* Set exercise *
Copy all the data exactly, except the pictures.

···

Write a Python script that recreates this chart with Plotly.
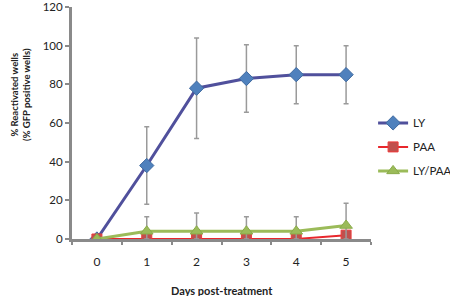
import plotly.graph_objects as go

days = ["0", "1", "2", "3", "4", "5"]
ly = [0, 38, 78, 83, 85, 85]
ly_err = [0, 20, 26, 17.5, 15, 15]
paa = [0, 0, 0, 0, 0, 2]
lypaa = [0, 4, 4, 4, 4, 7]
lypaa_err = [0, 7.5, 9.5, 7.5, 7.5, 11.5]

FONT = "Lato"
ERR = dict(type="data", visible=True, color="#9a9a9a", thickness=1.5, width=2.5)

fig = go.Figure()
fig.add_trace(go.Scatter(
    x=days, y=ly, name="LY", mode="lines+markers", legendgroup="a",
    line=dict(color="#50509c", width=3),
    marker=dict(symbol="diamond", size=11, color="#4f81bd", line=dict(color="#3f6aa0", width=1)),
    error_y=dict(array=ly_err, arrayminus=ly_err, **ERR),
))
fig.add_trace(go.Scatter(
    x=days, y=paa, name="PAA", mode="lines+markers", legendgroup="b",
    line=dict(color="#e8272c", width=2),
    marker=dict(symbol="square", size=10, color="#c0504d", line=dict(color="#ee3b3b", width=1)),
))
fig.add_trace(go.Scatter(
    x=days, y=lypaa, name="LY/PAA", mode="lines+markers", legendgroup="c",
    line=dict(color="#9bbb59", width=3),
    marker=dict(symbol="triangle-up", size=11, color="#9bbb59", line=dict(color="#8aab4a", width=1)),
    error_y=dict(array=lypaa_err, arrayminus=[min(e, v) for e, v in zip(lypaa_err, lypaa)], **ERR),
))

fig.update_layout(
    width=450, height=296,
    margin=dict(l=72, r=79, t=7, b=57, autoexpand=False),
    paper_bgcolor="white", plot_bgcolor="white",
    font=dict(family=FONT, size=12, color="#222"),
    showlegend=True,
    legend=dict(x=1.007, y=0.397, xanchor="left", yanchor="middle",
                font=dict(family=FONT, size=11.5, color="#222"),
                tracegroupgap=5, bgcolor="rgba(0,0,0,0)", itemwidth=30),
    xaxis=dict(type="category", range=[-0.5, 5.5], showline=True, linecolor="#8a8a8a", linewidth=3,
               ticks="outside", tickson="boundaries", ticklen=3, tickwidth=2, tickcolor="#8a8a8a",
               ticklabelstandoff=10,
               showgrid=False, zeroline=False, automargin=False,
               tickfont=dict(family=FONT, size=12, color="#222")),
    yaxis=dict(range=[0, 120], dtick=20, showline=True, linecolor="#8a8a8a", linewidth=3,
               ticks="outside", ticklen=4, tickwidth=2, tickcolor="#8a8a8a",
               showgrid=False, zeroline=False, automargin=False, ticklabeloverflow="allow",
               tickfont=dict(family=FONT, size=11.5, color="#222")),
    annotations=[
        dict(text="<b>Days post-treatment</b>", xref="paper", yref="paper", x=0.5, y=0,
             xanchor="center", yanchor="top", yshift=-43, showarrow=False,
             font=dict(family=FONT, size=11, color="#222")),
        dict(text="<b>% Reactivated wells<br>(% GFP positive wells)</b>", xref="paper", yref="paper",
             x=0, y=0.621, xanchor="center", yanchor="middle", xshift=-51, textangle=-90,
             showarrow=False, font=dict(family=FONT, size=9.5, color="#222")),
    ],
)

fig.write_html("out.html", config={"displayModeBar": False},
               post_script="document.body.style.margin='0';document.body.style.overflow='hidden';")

···

* Solution *
Write a Python script that recreates this chart with Plotly.
import plotly.graph_objects as go

days = ["0", "1", "2", "3", "4", "5"]
ly = [0, 38, 78, 83, 85, 85]
ly_err = [0, 20, 26, 17.5, 15, 15]
paa = [0, 0, 0, 0, 0, 2]
lypaa = [0, 4, 4, 4, 4, 7]
lypaa_err = [0, 7.5, 9.5, 7.5, 7.5, 11.5]

FONT = "Lato"
ERR = dict(type="data", visible=True, color="#9a9a9a", thickness=1.5, width=2.5)

fig = go.Figure()
fig.add_trace(go.Scatter(
    x=days, y=ly, name="LY", mode="lines+markers", legendgroup="a",
    line=dict(color="#50509c", width=3),
    marker=dict(symbol="diamond", size=11, color="#4f81bd", line=dict(color="#3f6aa0", width=1)),
    error_y=dict(array=ly_err, arrayminus=ly_err, **ERR),
))
fig.add_trace(go.Scatter(
    x=days, y=paa, name="PAA", mode="lines+markers", legendgroup="b",
    line=dict(color="#e8272c", width=2),
    marker=dict(symbol="square", size=10, color="#c0504d", line=dict(color="#ee3b3b", width=1)),
))
fig.add_trace(go.Scatter(
    x=days, y=lypaa, name="LY/PAA", mode="lines+markers", legendgroup="c",
    line=dict(color="#9bbb59", width=3),
    marker=dict(symbol="triangle-up", size=11, color="#9bbb59", line=dict(color="#8aab4a", width=1)),
    error_y=dict(array=lypaa_err, arrayminus=[min(e, v) for e, v in zip(lypaa_err, lypaa)], **ERR),
))

fig.update_layout(
    width=450, height=296,
    margin=dict(l=72, r=79, t=7, b=57, autoexpand=False),
    paper_bgcolor="white", plot_bgcolor="white",
    font=dict(family=FONT, size=12, color="#222"),
    showlegend=True,
    legend=dict(x=1.007, y=0.397, xanchor="left", yanchor="middle",
                font=dict(family=FONT, size=11.5, color="#222"),
                tracegroupgap=5, bgcolor="rgba(0,0,0,0)", itemwidth=30),
    xaxis=dict(type="category", range=[-0.5, 5.5], showline=True, linecolor="#8a8a8a", linewidth=3,
               ticks="outside", tickson="boundaries", ticklen=3, tickwidth=2, tickcolor="#8a8a8a",
               ticklabelstandoff=10,
               showgrid=False, zeroline=False, automargin=False,
               tickfont=dict(family=FONT, size=12, color="#222")),
    yaxis=dict(range=[0, 120], dtick=20, showline=True, linecolor="#8a8a8a", linewidth=3,
               ticks="outside", ticklen=4, tickwidth=2, tickcolor="#8a8a8a",
               showgrid=False, zeroline=False, automargin=False, ticklabeloverflow="allow",
               tickfont=dict(family=FONT, size=11.5, color="#222")),
    annotations=[
        dict(text="<b>Days post-treatment</b>", xref="paper", yref="paper", x=0.5, y=0,
             xanchor="center", yanchor="top", yshift=-43, showarrow=False,
             font=dict(family=FONT, size=11, color="#222")),
        dict(text="<b>% Reactivated wells<br>(% GFP positive wells)</b>", xref="paper", yref="paper",
             x=0, y=0.621, xanchor="center", yanchor="middle", xshift=-51, textangle=-90,
             showarrow=False, font=dict(family=FONT, size=9.5, color="#222")),
    ],
)

fig.write_html("out.html", config={"displayModeBar": False},
               post_script="document.body.style.margin='0';document.body.style.overflow='hidden';")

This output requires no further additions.